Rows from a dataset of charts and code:
┌──

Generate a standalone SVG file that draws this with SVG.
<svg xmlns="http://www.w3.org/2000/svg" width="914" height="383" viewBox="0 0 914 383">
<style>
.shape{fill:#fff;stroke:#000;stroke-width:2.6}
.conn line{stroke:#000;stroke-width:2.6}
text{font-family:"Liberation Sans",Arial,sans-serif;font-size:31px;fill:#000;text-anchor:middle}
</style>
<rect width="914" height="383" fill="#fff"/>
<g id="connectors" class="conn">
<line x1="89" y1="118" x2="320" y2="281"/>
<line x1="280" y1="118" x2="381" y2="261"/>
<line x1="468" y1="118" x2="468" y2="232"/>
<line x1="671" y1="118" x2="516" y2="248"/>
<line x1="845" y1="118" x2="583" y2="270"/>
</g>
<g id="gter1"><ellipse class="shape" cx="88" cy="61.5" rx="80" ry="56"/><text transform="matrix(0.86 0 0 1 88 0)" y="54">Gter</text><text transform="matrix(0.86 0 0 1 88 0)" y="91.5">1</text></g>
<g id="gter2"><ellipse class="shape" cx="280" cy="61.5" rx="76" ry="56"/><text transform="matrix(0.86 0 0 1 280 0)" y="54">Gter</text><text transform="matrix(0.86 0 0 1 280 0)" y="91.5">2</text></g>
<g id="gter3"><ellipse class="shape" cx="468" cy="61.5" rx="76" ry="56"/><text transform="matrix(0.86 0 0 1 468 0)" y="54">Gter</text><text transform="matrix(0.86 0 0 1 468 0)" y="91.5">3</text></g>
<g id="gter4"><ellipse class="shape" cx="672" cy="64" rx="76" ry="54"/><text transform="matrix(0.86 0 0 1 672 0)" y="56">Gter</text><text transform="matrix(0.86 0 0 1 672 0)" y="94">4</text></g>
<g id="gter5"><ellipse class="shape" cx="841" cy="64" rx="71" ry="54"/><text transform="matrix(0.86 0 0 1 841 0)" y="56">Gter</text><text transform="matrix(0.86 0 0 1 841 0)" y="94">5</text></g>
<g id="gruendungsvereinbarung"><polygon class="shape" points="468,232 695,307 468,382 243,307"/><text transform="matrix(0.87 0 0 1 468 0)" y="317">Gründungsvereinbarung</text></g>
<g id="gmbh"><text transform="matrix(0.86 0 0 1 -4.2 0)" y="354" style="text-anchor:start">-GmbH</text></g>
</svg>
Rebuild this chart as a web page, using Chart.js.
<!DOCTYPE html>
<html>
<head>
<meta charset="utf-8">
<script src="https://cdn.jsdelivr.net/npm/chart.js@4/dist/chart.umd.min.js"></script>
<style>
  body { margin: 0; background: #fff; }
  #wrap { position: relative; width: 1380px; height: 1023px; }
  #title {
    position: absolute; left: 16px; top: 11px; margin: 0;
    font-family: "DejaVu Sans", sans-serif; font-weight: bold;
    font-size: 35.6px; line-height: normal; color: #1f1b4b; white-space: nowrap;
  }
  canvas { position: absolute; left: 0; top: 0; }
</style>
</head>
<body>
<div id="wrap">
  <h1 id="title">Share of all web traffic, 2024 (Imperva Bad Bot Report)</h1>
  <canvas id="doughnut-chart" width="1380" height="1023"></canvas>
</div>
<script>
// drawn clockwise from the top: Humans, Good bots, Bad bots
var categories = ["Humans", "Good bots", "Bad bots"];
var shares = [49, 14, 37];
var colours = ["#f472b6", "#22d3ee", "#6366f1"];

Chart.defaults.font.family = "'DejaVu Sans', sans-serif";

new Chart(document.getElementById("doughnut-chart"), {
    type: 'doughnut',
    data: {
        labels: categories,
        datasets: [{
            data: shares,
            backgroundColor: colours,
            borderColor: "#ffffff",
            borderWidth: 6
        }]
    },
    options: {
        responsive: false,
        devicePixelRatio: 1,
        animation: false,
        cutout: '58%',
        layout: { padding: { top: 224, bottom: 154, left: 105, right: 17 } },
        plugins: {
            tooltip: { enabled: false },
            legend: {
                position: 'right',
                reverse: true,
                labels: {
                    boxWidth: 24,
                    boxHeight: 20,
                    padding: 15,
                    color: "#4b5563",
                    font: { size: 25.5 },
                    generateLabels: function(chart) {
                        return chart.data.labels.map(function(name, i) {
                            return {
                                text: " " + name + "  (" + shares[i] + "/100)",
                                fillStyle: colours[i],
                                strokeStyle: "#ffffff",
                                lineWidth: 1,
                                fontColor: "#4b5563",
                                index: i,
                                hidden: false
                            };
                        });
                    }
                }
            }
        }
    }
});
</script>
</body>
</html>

└──

Written task:
Reproduce the listing above verbatim, from first line to last.

Exercise solution:
Generate a standalone SVG file that draws this with SVG.
<svg xmlns="http://www.w3.org/2000/svg" width="914" height="383" viewBox="0 0 914 383">
<style>
.shape{fill:#fff;stroke:#000;stroke-width:2.6}
.conn line{stroke:#000;stroke-width:2.6}
text{font-family:"Liberation Sans",Arial,sans-serif;font-size:31px;fill:#000;text-anchor:middle}
</style>
<rect width="914" height="383" fill="#fff"/>
<g id="connectors" class="conn">
<line x1="89" y1="118" x2="320" y2="281"/>
<line x1="280" y1="118" x2="381" y2="261"/>
<line x1="468" y1="118" x2="468" y2="232"/>
<line x1="671" y1="118" x2="516" y2="248"/>
<line x1="845" y1="118" x2="583" y2="270"/>
</g>
<g id="gter1"><ellipse class="shape" cx="88" cy="61.5" rx="80" ry="56"/><text transform="matrix(0.86 0 0 1 88 0)" y="54">Gter</text><text transform="matrix(0.86 0 0 1 88 0)" y="91.5">1</text></g>
<g id="gter2"><ellipse class="shape" cx="280" cy="61.5" rx="76" ry="56"/><text transform="matrix(0.86 0 0 1 280 0)" y="54">Gter</text><text transform="matrix(0.86 0 0 1 280 0)" y="91.5">2</text></g>
<g id="gter3"><ellipse class="shape" cx="468" cy="61.5" rx="76" ry="56"/><text transform="matrix(0.86 0 0 1 468 0)" y="54">Gter</text><text transform="matrix(0.86 0 0 1 468 0)" y="91.5">3</text></g>
<g id="gter4"><ellipse class="shape" cx="672" cy="64" rx="76" ry="54"/><text transform="matrix(0.86 0 0 1 672 0)" y="56">Gter</text><text transform="matrix(0.86 0 0 1 672 0)" y="94">4</text></g>
<g id="gter5"><ellipse class="shape" cx="841" cy="64" rx="71" ry="54"/><text transform="matrix(0.86 0 0 1 841 0)" y="56">Gter</text><text transform="matrix(0.86 0 0 1 841 0)" y="94">5</text></g>
<g id="gruendungsvereinbarung"><polygon class="shape" points="468,232 695,307 468,382 243,307"/><text transform="matrix(0.87 0 0 1 468 0)" y="317">Gründungsvereinbarung</text></g>
<g id="gmbh"><text transform="matrix(0.86 0 0 1 -4.2 0)" y="354" style="text-anchor:start">-GmbH</text></g>
</svg>
Rebuild this chart as a web page, using Chart.js.
<!DOCTYPE html>
<html>
<head>
<meta charset="utf-8">
<script src="https://cdn.jsdelivr.net/npm/chart.js@4/dist/chart.umd.min.js"></script>
<style>
  body { margin: 0; background: #fff; }
  #wrap { position: relative; width: 1380px; height: 1023px; }
  #title {
    position: absolute; left: 16px; top: 11px; margin: 0;
    font-family: "DejaVu Sans", sans-serif; font-weight: bold;
    font-size: 35.6px; line-height: normal; color: #1f1b4b; white-space: nowrap;
  }
  canvas { position: absolute; left: 0; top: 0; }
</style>
</head>
<body>
<div id="wrap">
  <h1 id="title">Share of all web traffic, 2024 (Imperva Bad Bot Report)</h1>
  <canvas id="doughnut-chart" width="1380" height="1023"></canvas>
</div>
<script>
// drawn clockwise from the top: Humans, Good bots, Bad bots
var categories = ["Humans", "Good bots", "Bad bots"];
var shares = [49, 14, 37];
var colours = ["#f472b6", "#22d3ee", "#6366f1"];

Chart.defaults.font.family = "'DejaVu Sans', sans-serif";

new Chart(document.getElementById("doughnut-chart"), {
    type: 'doughnut',
    data: {
        labels: categories,
        datasets: [{
            data: shares,
            backgroundColor: colours,
            borderColor: "#ffffff",
            borderWidth: 6
        }]
    },
    options: {
        responsive: false,
        devicePixelRatio: 1,
        animation: false,
        cutout: '58%',
        layout: { padding: { top: 224, bottom: 154, left: 105, right: 17 } },
        plugins: {
            tooltip: { enabled: false },
            legend: {
                position: 'right',
                reverse: true,
                labels: {
                    boxWidth: 24,
                    boxHeight: 20,
                    padding: 15,
                    color: "#4b5563",
                    font: { size: 25.5 },
                    generateLabels: function(chart) {
                        return chart.data.labels.map(function(name, i) {
                            return {
                                text: " " + name + "  (" + shares[i] + "/100)",
                                fillStyle: colours[i],
                                strokeStyle: "#ffffff",
                                lineWidth: 1,
                                fontColor: "#4b5563",
                                index: i,
                                hidden: false
                            };
                        });
                    }
                }
            }
        }
    }
});
</script>
</body>
</html>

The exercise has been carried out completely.